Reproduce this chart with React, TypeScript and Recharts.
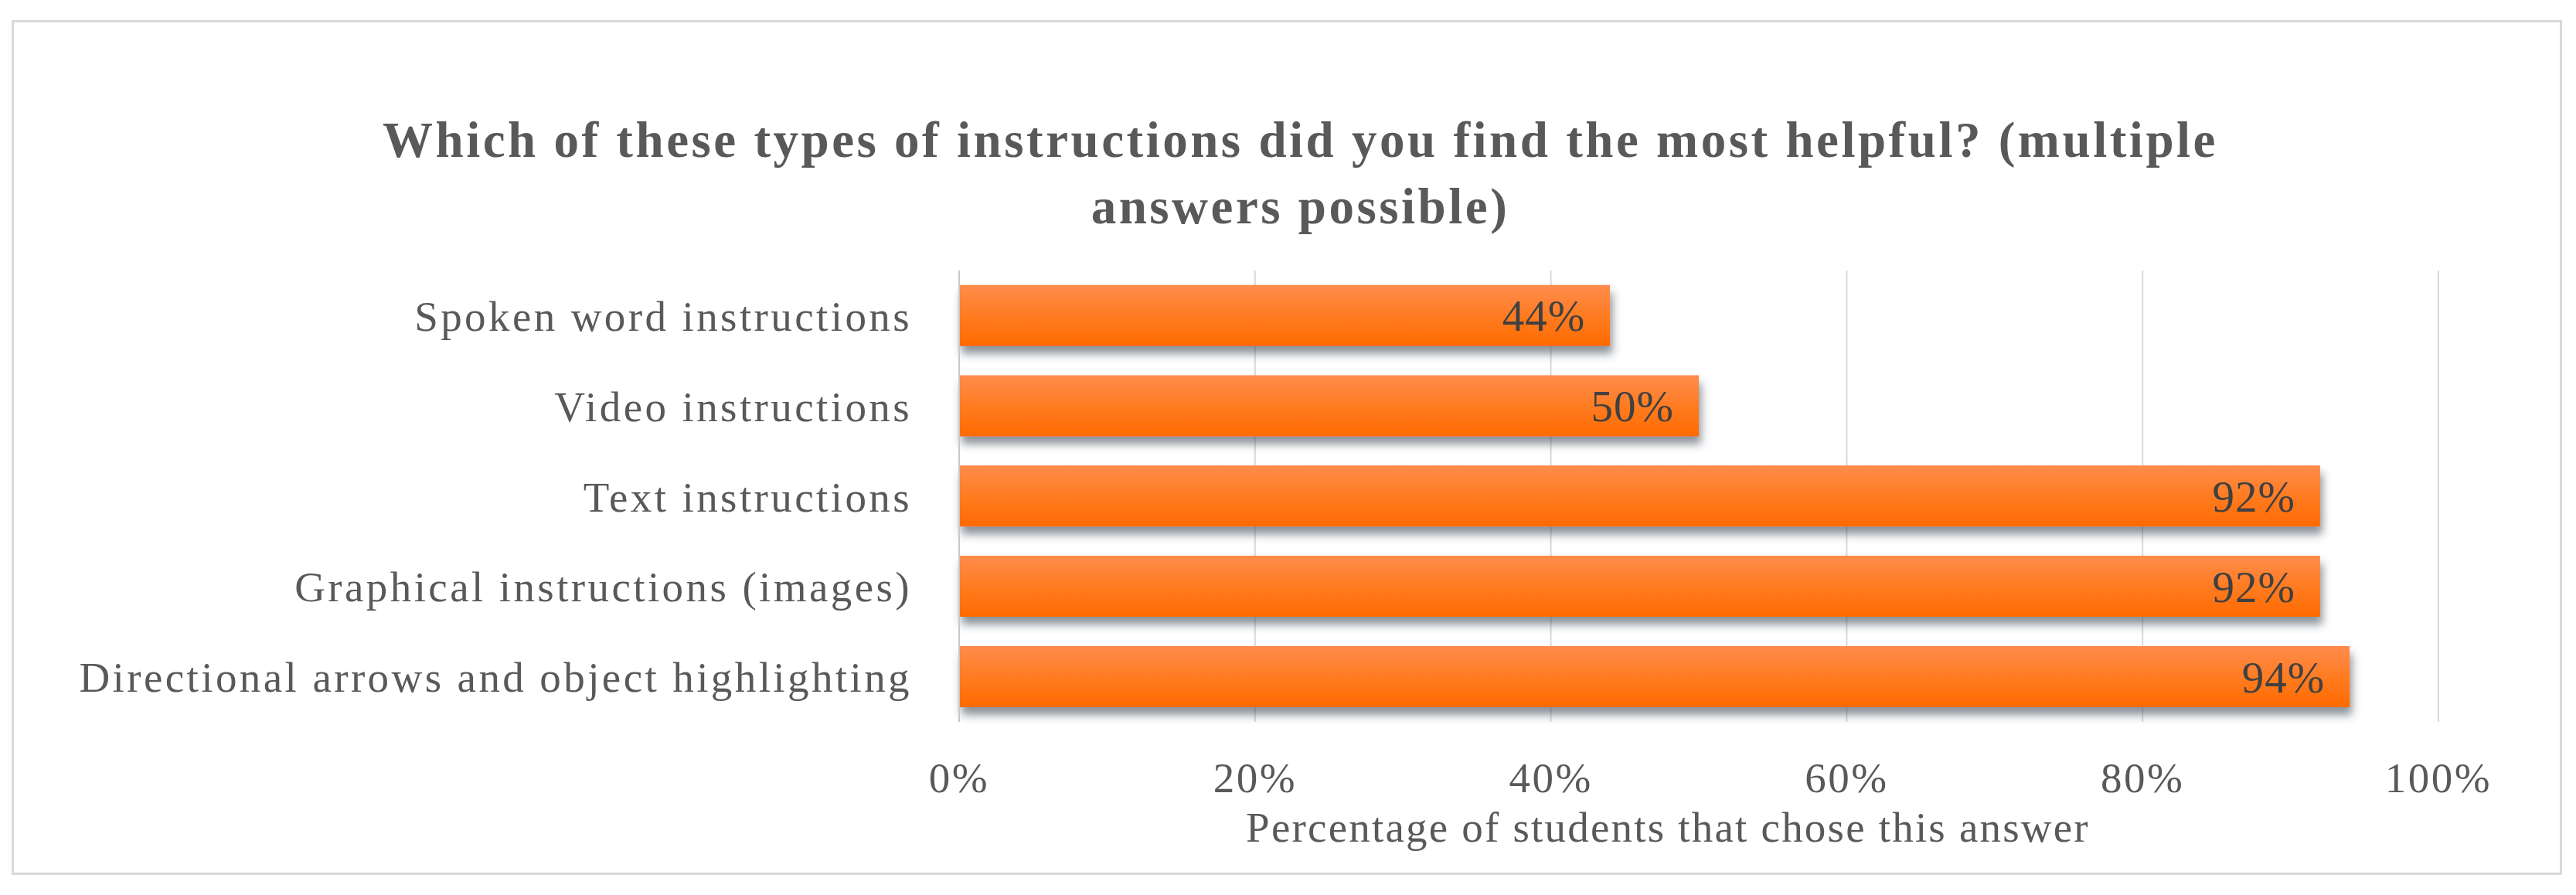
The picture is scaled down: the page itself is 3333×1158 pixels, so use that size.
import React from 'react';
import { BarChart, Bar, XAxis, YAxis, CartesianGrid, LabelList, Label } from 'recharts';

const categories = [
  'Spoken word instructions',
  'Video instructions',
  'Text instructions',
  'Graphical instructions (images)',
  'Directional arrows and object highlighting',
];
const shares = [0.44, 0.5, 0.92, 0.92, 0.94];
const xTicks = [0, 0.2, 0.4, 0.6, 0.8, 1];

const data = categories.map((name, i) => ({ name, value: shares[i] }));

const FONT = '"Liberation Serif", "DejaVu Serif", serif';
const pct = (v: number) => `${Math.round(v * 100)}%`;

// serif text is a bit narrow vs the original Palatino, so widen with spacing
const textStyle = { fontSize: 55, fill: '#595959', fontFamily: FONT, letterSpacing: 2.5 };

export default function App() {
  return (
    <div style={{ position: 'absolute', left: 0, top: 0, width: 3333, height: 1158, background: '#fff', fontFamily: FONT }}>
      <div
        style={{
          position: 'absolute',
          left: 15,
          top: 26,
          width: 3294,
          height: 1100,
          border: '3px solid #d9d9d9',
        }}
      />
      <div
        style={{
          position: 'absolute',
          left: 16,
          top: 138,
          width: 3333,
          textAlign: 'center',
          fontSize: 65,
          fontWeight: 'bold',
          color: '#595959',
          lineHeight: '86px',
          letterSpacing: 3.5,
        }}
      >
        <div>Which of these types of instructions did you find the most helpful? (multiple</div>
        <div>answers possible)</div>
      </div>
      <div style={{ position: 'absolute', left: 0, top: 0 }}>
        <BarChart
          layout="vertical"
          width={3333}
          height={1158}
          data={data}
          margin={{ top: 350, right: 178, bottom: 0, left: 0 }}
          barCategoryGap="16%"
        >
          <defs>
            <linearGradient id="barFill" x1="0" y1="0" x2="0" y2="1">
              <stop offset="0%" stopColor="#ff8c4c" />
              <stop offset="55%" stopColor="#ff7a1e" />
              <stop offset="100%" stopColor="#ff6a00" />
            </linearGradient>
            <filter id="barShadow" x="-5%" y="-30%" width="110%" height="170%">
              <feDropShadow dx="3" dy="10" stdDeviation="6" floodColor="#3a4a55" floodOpacity="0.6" />
            </filter>
          </defs>
          <CartesianGrid horizontal={false} stroke="#d9d9d9" strokeWidth={2} />
          <XAxis
            type="number"
            domain={[0, 1]}
            ticks={xTicks}
            tickFormatter={pct}
            axisLine={false}
            tickLine={false}
            tick={textStyle}
            tickMargin={46}
            height={224}
          >
            <Label
              value="Percentage of students that chose this answer"
              position="insideTop"
              offset={116}
              dx={-40}
              style={{ ...textStyle, letterSpacing: 2.2 }}
            />
          </XAxis>
          <YAxis
            type="category"
            dataKey="name"
            width={1241}
            axisLine={{ stroke: '#c8c8c8', strokeWidth: 2 }}
            tickLine={false}
            tickMargin={55}
            tick={{ ...textStyle, letterSpacing: 3.4 }}
          />
          <Bar dataKey="value" fill="url(#barFill)" filter="url(#barShadow)" isAnimationActive={false}>
            <LabelList
              dataKey="value"
              position="insideRight"
              offset={32}
              formatter={(v: number) => pct(v)}
              style={{ ...textStyle, fontSize: 57, fill: '#404040', letterSpacing: 1 }}
            />
          </Bar>
        </BarChart>
      </div>
    </div>
  );
}
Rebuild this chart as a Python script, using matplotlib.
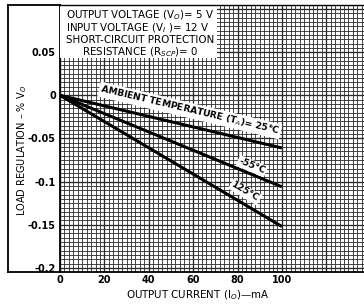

The problem >>
Omit each picture, then return all of the listing exactly as it stands.

Written reply >>
Reproduce this chart with React, TypeScript and Recharts.
The picture is scaled down: the page itself is 3333×1158 pixels, so use that size.
import React from 'react';
import { BarChart, Bar, XAxis, YAxis, CartesianGrid, LabelList, Label } from 'recharts';

const categories = [
  'Spoken word instructions',
  'Video instructions',
  'Text instructions',
  'Graphical instructions (images)',
  'Directional arrows and object highlighting',
];
const shares = [0.44, 0.5, 0.92, 0.92, 0.94];
const xTicks = [0, 0.2, 0.4, 0.6, 0.8, 1];

const data = categories.map((name, i) => ({ name, value: shares[i] }));

const FONT = '"Liberation Serif", "DejaVu Serif", serif';
const pct = (v: number) => `${Math.round(v * 100)}%`;

// serif text is a bit narrow vs the original Palatino, so widen with spacing
const textStyle = { fontSize: 55, fill: '#595959', fontFamily: FONT, letterSpacing: 2.5 };

export default function App() {
  return (
    <div style={{ position: 'absolute', left: 0, top: 0, width: 3333, height: 1158, background: '#fff', fontFamily: FONT }}>
      <div
        style={{
          position: 'absolute',
          left: 15,
          top: 26,
          width: 3294,
          height: 1100,
          border: '3px solid #d9d9d9',
        }}
      />
      <div
        style={{
          position: 'absolute',
          left: 16,
          top: 138,
          width: 3333,
          textAlign: 'center',
          fontSize: 65,
          fontWeight: 'bold',
          color: '#595959',
          lineHeight: '86px',
          letterSpacing: 3.5,
        }}
      >
        <div>Which of these types of instructions did you find the most helpful? (multiple</div>
        <div>answers possible)</div>
      </div>
      <div style={{ position: 'absolute', left: 0, top: 0 }}>
        <BarChart
          layout="vertical"
          width={3333}
          height={1158}
          data={data}
          margin={{ top: 350, right: 178, bottom: 0, left: 0 }}
          barCategoryGap="16%"
        >
          <defs>
            <linearGradient id="barFill" x1="0" y1="0" x2="0" y2="1">
              <stop offset="0%" stopColor="#ff8c4c" />
              <stop offset="55%" stopColor="#ff7a1e" />
              <stop offset="100%" stopColor="#ff6a00" />
            </linearGradient>
            <filter id="barShadow" x="-5%" y="-30%" width="110%" height="170%">
              <feDropShadow dx="3" dy="10" stdDeviation="6" floodColor="#3a4a55" floodOpacity="0.6" />
            </filter>
          </defs>
          <CartesianGrid horizontal={false} stroke="#d9d9d9" strokeWidth={2} />
          <XAxis
            type="number"
            domain={[0, 1]}
            ticks={xTicks}
            tickFormatter={pct}
            axisLine={false}
            tickLine={false}
            tick={textStyle}
            tickMargin={46}
            height={224}
          >
            <Label
              value="Percentage of students that chose this answer"
              position="insideTop"
              offset={116}
              dx={-40}
              style={{ ...textStyle, letterSpacing: 2.2 }}
            />
          </XAxis>
          <YAxis
            type="category"
            dataKey="name"
            width={1241}
            axisLine={{ stroke: '#c8c8c8', strokeWidth: 2 }}
            tickLine={false}
            tickMargin={55}
            tick={{ ...textStyle, letterSpacing: 3.4 }}
          />
          <Bar dataKey="value" fill="url(#barFill)" filter="url(#barShadow)" isAnimationActive={false}>
            <LabelList
              dataKey="value"
              position="insideRight"
              offset={32}
              formatter={(v: number) => pct(v)}
              style={{ ...textStyle, fontSize: 57, fill: '#404040', letterSpacing: 1 }}
            />
          </Bar>
        </BarChart>
      </div>
    </div>
  );
}
Rebuild this chart as a Python script, using matplotlib.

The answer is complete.